Y es verdad que estamos ante una de esas novelas con banda sonora propia, de The Stooges a Blondie, de los Dead Kennedys a The Steve Miller Band, y que en ella se encuentra toda la mitología del rock, tan aglutinadora, tan impregnada de historia personal y universal. Además, la peripecia personal de Bennie Salazar y otros personajes nos descubre entresijos del negocio de la música. Pero este libro no se centra en la industria musical. En realidad, también nos podrían vender la novela como un libro atravesado por la sombra del World Trade Center, y sería cierto. O por las redes sociales, perfectamente entendidas e incorporadas en la estructura narrativa, en sus consecuencias morales o en fragmentos como este: “los días en que la gente perdía el contacto ya casi son historia [...]. Todos nosotros nos reuniremos en ese lugar nuevo, y al principio te parecerá extraño, pero muy pronto lo que realmente te parecerá extraño será que antes pudieras perder a alguien, o perderte tú”. Y sin embargo, en El tiempo es un canallaimporta, sobre todo, la soledad de esa hija que se hizo mayor, dejó de agitarse en conciertos punk y ahora toma un Virgin Mary con sombrillita junto a su madre; la soledad de las victorias ridículas, la de una vieja gloria que concibe su propia muerte como un espectáculo (cualquier cosa a cambio de un minuto más de gloria), la de todos esos hombres intentando forzar una nueva erección. E importa la memoria, claro, no en vano el epígrafe inicial es de Marcel Proust. Porque, en fin, esta novela habla del tiempo y de lo que éste hace con nosotros. 

Todo esto, Jennifer Egan lo explica con humor, con un prodigioso sentido del ritmo que convierte su novela en un objeto listo para ser devorado, y con una estructura, ya lo hemos dicho, compleja. Nada nuevo bajo el sol: desde que somos modernos, las estructuras narrativas fragmentarias vienen significando de todo: siempre hay una teoría física, lingüística, semiótica o sociológica que las justifique.
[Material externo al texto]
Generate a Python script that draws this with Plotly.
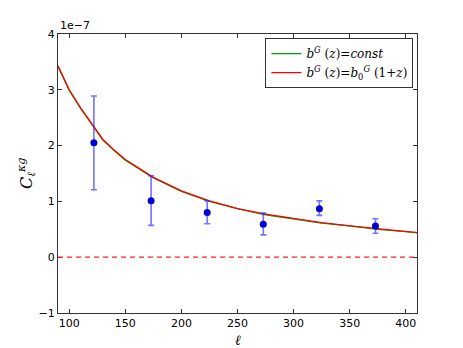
import plotly.graph_objects as go

# model curves (units of 1e-7)
ell_model = [90, 100, 110, 120, 130, 140, 150, 175, 200, 225, 250, 275, 300, 325, 350, 375, 400, 410]
cl_const = [3.42, 2.99, 2.67, 2.38, 2.10, 1.91, 1.74, 1.42, 1.18, 1.00, 0.87, 0.76, 0.68, 0.61, 0.56, 0.50, 0.46, 0.44]
cl_evol = [3.43, 3.00, 2.68, 2.39, 2.11, 1.92, 1.75, 1.43, 1.19, 1.01, 0.87, 0.77, 0.69, 0.62, 0.56, 0.51, 0.46, 0.44]

# measured points (units of 1e-7)
ell_data = [122, 173, 223, 273, 323, 373]
cl_data = [2.05, 1.01, 0.80, 0.59, 0.87, 0.56]
err_up = [0.84, 0.45, 0.21, 0.20, 0.14, 0.13]
err_dn = [0.84, 0.44, 0.20, 0.19, 0.12, 0.13]

yticks = [-1, 0, 1, 2, 3, 4]
xticks = [100, 150, 200, 250, 300, 350, 400]

scale = 1e-7

fig = go.Figure()

fig.add_trace(go.Scatter(
    x=ell_model, y=[v * scale for v in cl_const],
    mode='lines', line=dict(color='#00a000', width=1.3),
    name='<i>b<sup>G</sup></i> (<i>z</i>)=<i>const</i>'
))
fig.add_trace(go.Scatter(
    x=ell_model, y=[v * scale for v in cl_evol],
    mode='lines', line=dict(color='#ff0000', width=1.3),
    name='<i>b<sup>G</sup></i> (<i>z</i>)=<i>b</i><sub>0</sub><sup><i>G</i></sup> (1+<i>z</i>)'
))
fig.add_trace(go.Scatter(
    x=ell_data, y=[v * scale for v in cl_data],
    mode='markers',
    marker=dict(color='#0000d0', size=7),
    error_y=dict(type='data', symmetric=False,
                 array=[v * scale for v in err_up],
                 arrayminus=[v * scale for v in err_dn],
                 color='rgba(40,40,255,0.65)', thickness=1.6, width=3),
    showlegend=False
))

fig.add_hline(y=0, line=dict(color='#ff2020', dash='5px,4px', width=1.2))

axis_common = dict(
    showgrid=False, zeroline=False, showline=True, linecolor='#333333',
    linewidth=1.2, mirror='ticks', ticks='inside', ticklen=4,
    tickcolor='#333333', automargin=False,
    tickfont=dict(family='DejaVu Sans', size=11, color='black')
)

fig.update_layout(
    width=463, height=348,
    paper_bgcolor='white', plot_bgcolor='white',
    margin=dict(l=58, r=46, t=34, b=35),
    font=dict(family='DejaVu Sans', color='black'),
    xaxis=dict(range=[90, 410], tickvals=xticks, **axis_common),
    yaxis=dict(range=[-1 * scale, 4 * scale],
               tickvals=[t * scale for t in yticks],
               ticktext=['\u2212' + str(-t) if t < 0 else str(t) for t in yticks],
               **axis_common),
    legend=dict(x=0.99, y=0.985, xanchor='right', yanchor='top',
                bgcolor='white', bordercolor='#333333', borderwidth=1,
                font=dict(family='DejaVu Serif', size=12),
                itemwidth=30, tracegroupgap=4),
    annotations=[
        dict(text='1e\u22127', xref='paper', yref='paper', x=0, y=1,
             xanchor='left', yanchor='bottom', showarrow=False,
             font=dict(family='DejaVu Sans', size=11)),
        dict(text='<i>ℓ</i>', xref='paper', yref='paper', x=0.5, y=0,
             yshift=-17, xanchor='center', yanchor='top', showarrow=False,
             font=dict(family='DejaVu Serif', size=14)),
        dict(text='<i>C<sub>ℓ</sub><sup>κg</sup></i>', xref='paper', yref='paper',
             x=0, y=0.5, xshift=-18, xanchor='right', yanchor='middle',
             textangle=-90, showarrow=False,
             font=dict(family='DejaVu Serif', size=16)),
    ]
)

# drop the default page margin so the figure sits at the window corner
fig.write_html("out.html", config={'displayModeBar': False},
               post_script="document.body.style.margin='0';")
Y siempre reciben el calificativo de “novedosas”. A mí no me parece que Egan haga nada nuevo: lo valioso es que lo hace muy bien, logrando que al lector le parezca necesario este tejido complejo que salta de personaje en personaje y de década en década, de los setenta al futuro pasando por nuestro presente. Por supuesto, es probable que esta estrategia refleje con certeza el entramado de relaciones en tiempos de Facebook, pero, sobre todo, funciona como un buen grupo de rock: “unas personas, unos instrumentos y unos aparatos de aspecto desvencijado se combinaban de repente para generar una estructura única de sonido, flexible y viva”. Come together.

Egan tiene recursos de sobra, y sabe llevarnos de Washington o Nueva York a una dictadura bananera; escuchamos multitud de voces, y se nos cuelan finísimas reflexiones dispensadas sin pedantería. A veces, ese dominio absoluto de sus armas la lleva a permitirse jueguecitos como parodiar el estilo periodístico de D F Wallace o presentarnos un largo capítulo en formato power-point. Esto último no es más que una muestra de ingenio y, como sabemos, el ingenio tiene mucho de espectáculo pero no necesariamente transmite verdad. Yo no creo que El tiempo es un canalla gane nada por introducir unas diapositivas informáticas elaboradas por una niña de 12 años... Pero lo que se dice en esas diapositivas sí me interesa, porque contiene tanta verdad como el resto del libro, y tal vez más. Vean a esta niña mirando una foto de su madre cuando era joven y escribiendo: “tiene aspecto de alguien a quien querría conocer, o incluso de alguien que me gustaría ser”. El tiempo es un canalla, sí, que nunca se queda pero nunca se va.